Where a Probate & Family Court judge is calculating the alimony awarded to a divorced woman, took into account a pre-marriage 6-year period from 2005 to 2011 during which the parties lived together, the fact that the wife received alimony during that period from a previous spouse did not preclude the judge from finding that the couple had engaged in an economic marital partnership in 2005-2011. Affirmed.
"The husband argues that, as a matter of law, the wife could not have entered into an economic marital partnership with him from 2005 to 2011, because she was receiving alimony payments from a previous marriage during that period. He maintains that the word "marital" in the phrase 'economic marital partnership' imbues the phrase with a requirement of monogamy, and permits either an alimony relalationship with a former spouse or an economic martial partnership with a current partner, but not both. He contends that to permit otherwise would be to endorse 'financial infidelity,' 'finanical bigamy' or 'financial polyandry'.

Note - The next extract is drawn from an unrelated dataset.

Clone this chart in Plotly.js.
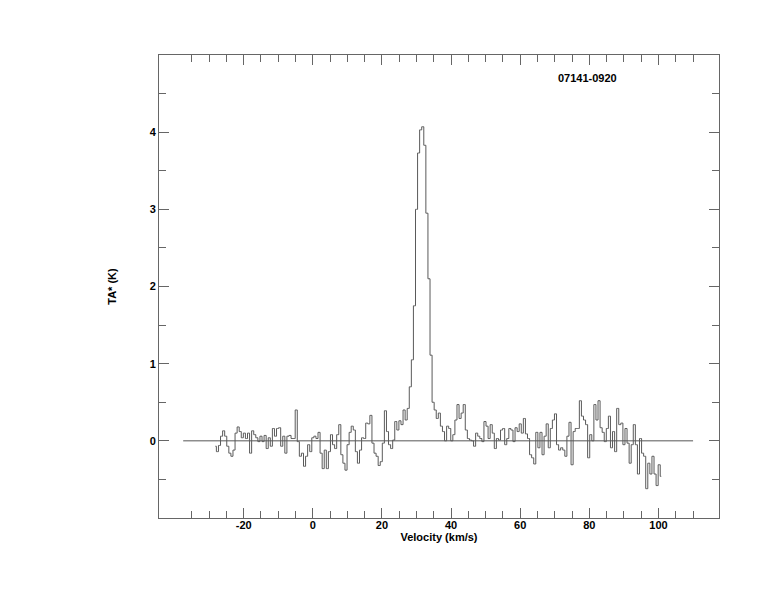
<!DOCTYPE html>
<html>
<head>
<meta charset="utf-8">
<script src="https://cdn.plot.ly/plotly-3.0.1.min.js"></script>
<style>html,body{margin:0;padding:0;background:#fff;}#chart{width:774px;height:612px;}</style>
</head>
<body>
<div id="chart"></div>
<script>
// ---- data ----
const sourceName = "07141-0920";
const velocityStart = -28.2;   // km/s, centre of first channel
const channelWidth = 0.6;      // km/s
const segmentNoiseLow = [
  -0.07, -0.14, -0.06, 0.06, 0.13, 0.06, -0.07, -0.16, -0.20, -0.12,
  0.10, 0.18, 0.12, 0.04, 0.10, 0.03, 0.10, -0.16, 0.13, 0.08,
  0.04, -0.01, 0.06, -0.01, 0.07, -0.10, 0.04, -0.07, 0.16, 0.06,
  0.16, 0.17, -0.07, 0.06, -0.16, 0.06, 0.07, 0.03, 0.03, 0.40,
  -0.01, -0.20, -0.16, -0.33, -0.20, -0.05, -0.14, 0.04, 0.06, 0.03,
  0.11, -0.16, -0.36, -0.12, -0.36, -0.14, 0.08, -0.05, -0.10, 0.08,
  0.21, -0.18, -0.29, -0.38, -0.05, 0.11, 0.19, 0.14, -0.14, -0.29,
  -0.12, 0.04
];
const segmentPreLine = [
  0.03, 0.23, 0.22, 0.33, -0.03, -0.16, -0.20, -0.32, -0.27, -0.03,
  0.39, 0.12, -0.05, -0.10, 0.01, 0.25, 0.14, 0.26, 0.21, 0.40,
  0.27, 0.42
];
const segmentLine = [
  0.70, 1.05, 1.75, 3.00, 3.73, 4.03, 4.07, 3.83, 2.95, 2.10,
  1.11, 0.50, 0.40
];
const segmentPostLine = [
  0.29, 0.36, 0.19, 0.12, 0.00, 0.19, 0.16, 0.00, 0.08, 0.27,
  0.47, 0.29, 0.36, 0.47, 0.14, 0.03, 0.01, 0.00, -0.07, 0.10,
  0.06, 0.03, -0.01, 0.25, 0.19, 0.03, 0.21, 0.10, -0.10, 0.03,
  0.01, 0.14, 0.16, -0.05, 0.03, 0.16, 0.14, -0.01, 0.17
];
const segmentNoiseHigh = [
  0.12, 0.22, 0.10, 0.29, 0.09, 0.03, -0.18, -0.22, -0.30, 0.11,
  -0.09, 0.11, -0.18, 0.06, 0.22, -0.09, 0.16, 0.27, 0.35, -0.05,
  -0.12, -0.09, -0.12, -0.20, 0.06, 0.24, -0.31, 0.12, 0.16, 0.16,
  0.52, 0.32, 0.27, 0.21, -0.22, 0.08, 0.00, 0.47, 0.27, 0.52,
  0.17, 0.11, -0.01, 0.16, 0.32, -0.09, 0.12, -0.14, 0.42, 0.21,
  0.23, -0.05, 0.16, -0.03, -0.29, -0.05, 0.21, -0.05, -0.43, 0.03,
  -0.16, -0.20, -0.62, -0.29, -0.43, -0.20, -0.43, -0.58, -0.31, -0.46
];
const baselineVelocity = [-37.5, 110];
const baselineLevel = [0, 0];
const xMajorTicks = [-20, 0, 20, 40, 60, 80, 100];
const xMinorFrom = -35, xMinorTo = 110, xMinorStep = 5;
const yMajorTicks = [0, 1, 2, 3, 4];
const yMinorTicks = [-0.5, 0.5, 1.5, 2.5, 3.5, 4.5];

// ---- build ----
const temps = [].concat(segmentNoiseLow, segmentPreLine, segmentLine, segmentPostLine, segmentNoiseHigh);
const vel = temps.map((_, i) => +(velocityStart + i * channelWidth).toFixed(3));
const xMinor = [];
for (let v = xMinorFrom; v <= xMinorTo; v += xMinorStep) if (!xMajorTicks.includes(v)) xMinor.push(v);

const axisColor = '#666666';
const fontBold = {family: 'Liberation Sans, Arial, Helvetica, sans-serif', size: 11, color: '#000', weight: 'bold'};

const traces = [
  {x: baselineVelocity, y: baselineLevel, type: 'scatter', mode: 'lines',
   line: {color: '#555555', width: 1}, hoverinfo: 'skip', showlegend: false},
  {x: vel, y: temps, type: 'scatter', mode: 'lines',
   line: {color: '#5a5a5a', width: 1, shape: 'hvh'}, showlegend: false}
];

const commonAxis = {
  showline: true, linecolor: axisColor, linewidth: 1, mirror: 'allticks',
  ticks: 'inside', tickcolor: axisColor, tickwidth: 1, ticklen: 10,
  showgrid: false, zeroline: false, tickfont: fontBold
};

const layout = {
  width: 774, height: 612,
  margin: {l: 159, r: 55, t: 55, b: 94},
  paper_bgcolor: '#fff', plot_bgcolor: '#fff',
  xaxis: Object.assign({}, commonAxis, {
    range: [-44.5, 117.5], tickmode: 'array', tickvals: xMajorTicks,
    ticktext: xMajorTicks.map(String), ticklabelstandoff: -3,
    minor: {tickmode: 'array', tickvals: xMinor, ticks: 'inside', ticklen: 7, tickcolor: axisColor, tickwidth: 1, showgrid: false},
    title: {text: 'Velocity (km/s)', font: fontBold, standoff: 0}
  }),
  yaxis: Object.assign({}, commonAxis, {
    range: [-1, 5], tickmode: 'array', tickvals: yMajorTicks,
    ticktext: yMajorTicks.map(String),
    minor: {tickmode: 'array', tickvals: yMinorTicks, ticks: 'inside', ticklen: 7, tickcolor: axisColor, tickwidth: 1, showgrid: false},
    title: {text: 'TA* (K)', font: fontBold, standoff: 30}
  }),
  annotations: [{
    text: sourceName, xref: 'paper', yref: 'paper', x: 0.766, y: 0.95,
    xanchor: 'center', yanchor: 'middle', showarrow: false, font: fontBold
  }]
};

Plotly.newPlot('chart', traces, layout, {displayModeBar: false, staticPlot: true});
</script>
</body>
</html>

"Our jurisprudence recognizes, however, that the receipt of alimony, without more does not place an individual in an economic marital partnership with a former spouse. . .
"There is no indication that, between 2005 and 2011, the wife and her former spouse shared a primary residence presented themselves to the public as husband and wife or planned their schedules and vacations together...The transfer of payments, itself, does not create a marriage-like relationship, and it does nothing to preclude the recipient from seeking out and entering into an economic marital partnership.
"Indeed, the Legislature expressly contemplated that an individual who receives alimony payment may enter a new romantic relationship, see G.L.c. 208, s49(a), (d), and the formation of a new economic marital partnership is not prohibited by the statute. Rather, if an alimony recipient cohabits, and forms a 'common household' with a new partner for a period of at least three months, a former spouse's obligation to pay alimony may be 'suspended, reduced or terminated.'...Where an individual who receives alimony enters an economic marital partnership, therefore, it is the alimony - not the economic marital partnership - which may give way,,,
"Here the former spouse's continued payment of alimony did not prevent the wife from becoming economically interdependent with the husband, nor did it diminish the extent to which the new pair functioned as a couple and invested in a shared future during the period from November 2005 to February 2012. It was these mutual actions on which the husband's obligation to pay alimony now rests, without regard to the burdens once borne by the former spouse.
"The judge was aware that the wife had received alimony from her former spouse, a fact that appears repeatedly throughout his findings. In accordance with G.L.c. 208, s49(d)(1)(vi), the judge was permitted to consider this and 'other relevant and materail factors.' Nothing in the record suggests that he neglected to do so...
"The husband contends that the evidence is insufficient to support a determination that the parties cohabited and entered an economic marital partnership. We do not agree."